Task goal: Reproduce exactly, with no pictures, each line from the opening of the material down through the line containing "minimum width=370pt, minimum".

Dataset extract:

┏━━

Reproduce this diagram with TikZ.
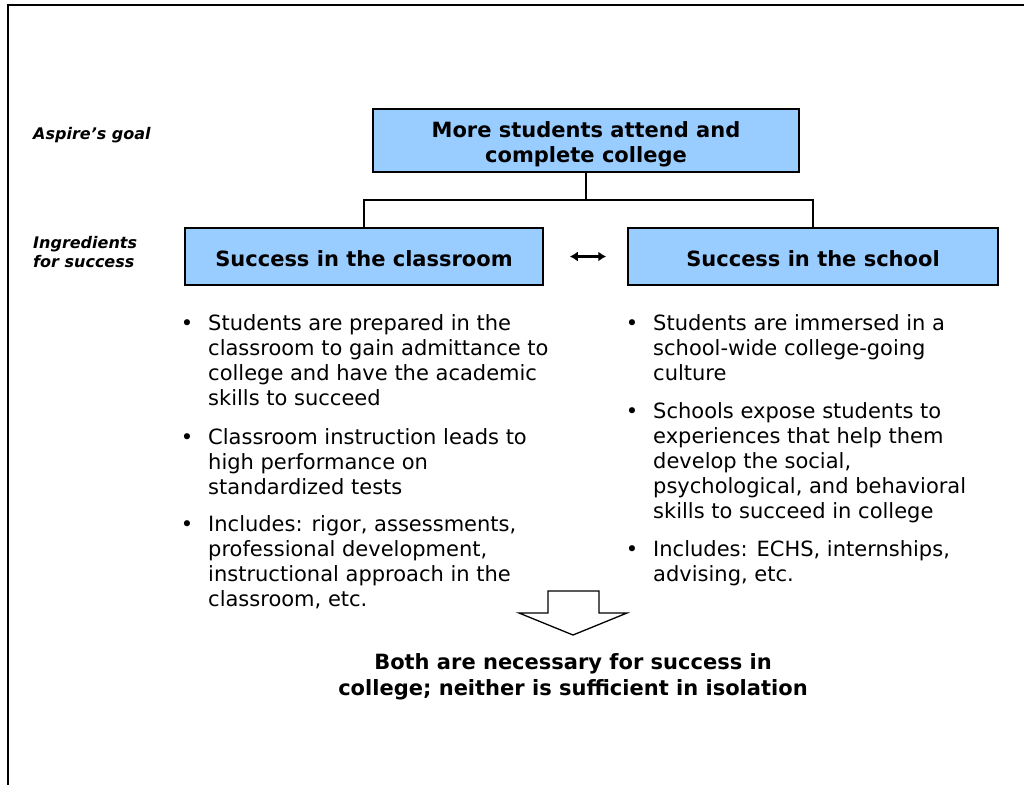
\documentclass[tikz,border=0pt]{standalone}
\usepackage{fontspec}
\setmainfont{DejaVu Sans}
\usetikzlibrary{arrows.meta,calc}
\definecolor{boxblue}{RGB}{153,204,255}
\tikzset{
  titlebox/.style={draw=black, line width=1.5pt, fill=boxblue, inner sep=0pt, align=center,
    font={\fontsize{21}{25}\selectfont\bfseries}},
  sidelabel/.style={inner sep=0pt, align=left, font={\fontsize{16}{19}\selectfont\bfseries\itshape}},
  bullettext/.style={inner sep=0pt, align=left, anchor=north west, font={\fontsize{21}{25}\selectfont}},
  conn/.style={line width=1.5pt, black},
  bothtext/.style={inner sep=0pt, align=center, font={\fontsize{21}{26}\selectfont\bfseries}},
}
\newcommand{\bul}{\llap{•\hspace{15pt}}}
\begin{document}
\begin{tikzpicture}[x=1pt,y=-1pt]
\useasboundingbox (0,0) rectangle (1024,784);
\fill[white] (0,0) rectangle (1024,784);
% frame
\draw[line width=1.8pt] (8.3,790) -- (8.3,5) -- (1030,5);

% labels
\node[sidelabel, anchor=base west] (goal) at (33,139) {Aspire’s goal};
\node[sidelabel, anchor=north west] (ingr) at (33,236) {Ingredients\\for success};

% boxes
\node[titlebox, minimum width=426pt, minimum height=63pt] (top) at (586,140.5) {\rule{0pt}{24pt}More students attend and\\complete college};
\node[titlebox, minimum width=358pt, minimum height=57pt] (left) at (364,256.5) {\rule{0pt}{20pt}Success in the classroom};
\node[titlebox, minimum width=370pt, minimum height=57pt] (right) at (813,256.5) {\rule{0pt}{20pt}Success in the school};

% connectors
\coordinate (mid) at (586,200);
\draw[conn] (top.south) -- (mid);
\draw[conn] (mid) -| (left.north);
\draw[conn] (mid) -| (right.north);
\draw[line width=2.5pt, {Latex[length=8pt,width=10pt]}-{Latex[length=8pt,width=10pt]}, shorten <=26pt, shorten >=21pt] (left.east) -- (right.west);

% left bullets
\node[bullettext] (l1) at (208,314) {\bul Students are prepared in the\\classroom to gain admittance to\\college and have the academic\\skills to succeed};
\node[bullettext] (l2) at (208,428.5) {\bul Classroom instruction leads to\\high performance on\\standardized tests};
\node[bullettext] (l3) at (208,515) {\bul Includes: rigor, assessments,\\professional development,\\instructional approach in the\\classroom, etc.};

% right bullets
\node[bullettext] (r1) at (653,314) {\bul Students are immersed in a\\school-wide college-going\\culture};
\node[bullettext] (r2) at (653,402) {\bul Schools expose students to\\experiences that help them\\develop the social,\\psychological, and behavioral\\skills to succeed in college};
\node[bullettext] (r3) at (653,540) {\bul Includes: ECHS, internships,\\advising, etc.};

% block arrow
\draw[line width=1.3pt, fill=white, line join=miter]
  (548,591) -- (599,591) -- (599,613) -- (627,613) -- (573,635) -- (519,613) -- (548,613) -- cycle;

% conclusion
\node[bothtext] (both) at (573,677) {Both are necessary for success in\\college; neither is sufficient in isolation};
\end{tikzpicture}
\end{document}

┗━━

Exercise response:
Reproduce this diagram with TikZ.
\documentclass[tikz,border=0pt]{standalone}
\usepackage{fontspec}
\setmainfont{DejaVu Sans}
\usetikzlibrary{arrows.meta,calc}
\definecolor{boxblue}{RGB}{153,204,255}
\tikzset{
  titlebox/.style={draw=black, line width=1.5pt, fill=boxblue, inner sep=0pt, align=center,
    font={\fontsize{21}{25}\selectfont\bfseries}},
  sidelabel/.style={inner sep=0pt, align=left, font={\fontsize{16}{19}\selectfont\bfseries\itshape}},
  bullettext/.style={inner sep=0pt, align=left, anchor=north west, font={\fontsize{21}{25}\selectfont}},
  conn/.style={line width=1.5pt, black},
  bothtext/.style={inner sep=0pt, align=center, font={\fontsize{21}{26}\selectfont\bfseries}},
}
\newcommand{\bul}{\llap{•\hspace{15pt}}}
\begin{document}
\begin{tikzpicture}[x=1pt,y=-1pt]
\useasboundingbox (0,0) rectangle (1024,784);
\fill[white] (0,0) rectangle (1024,784);
% frame
\draw[line width=1.8pt] (8.3,790) -- (8.3,5) -- (1030,5);

% labels
\node[sidelabel, anchor=base west] (goal) at (33,139) {Aspire’s goal};
\node[sidelabel, anchor=north west] (ingr) at (33,236) {Ingredients\\for success};

% boxes
\node[titlebox, minimum width=426pt, minimum height=63pt] (top) at (586,140.5) {\rule{0pt}{24pt}More students attend and\\complete college};
\node[titlebox, minimum width=358pt, minimum height=57pt] (left) at (364,256.5) {\rule{0pt}{20pt}Success in the classroom};
\node[titlebox, minimum width=370pt, minimum height=57pt] (right) at (813,256.5) {\rule{0pt}{20pt}Success in the school};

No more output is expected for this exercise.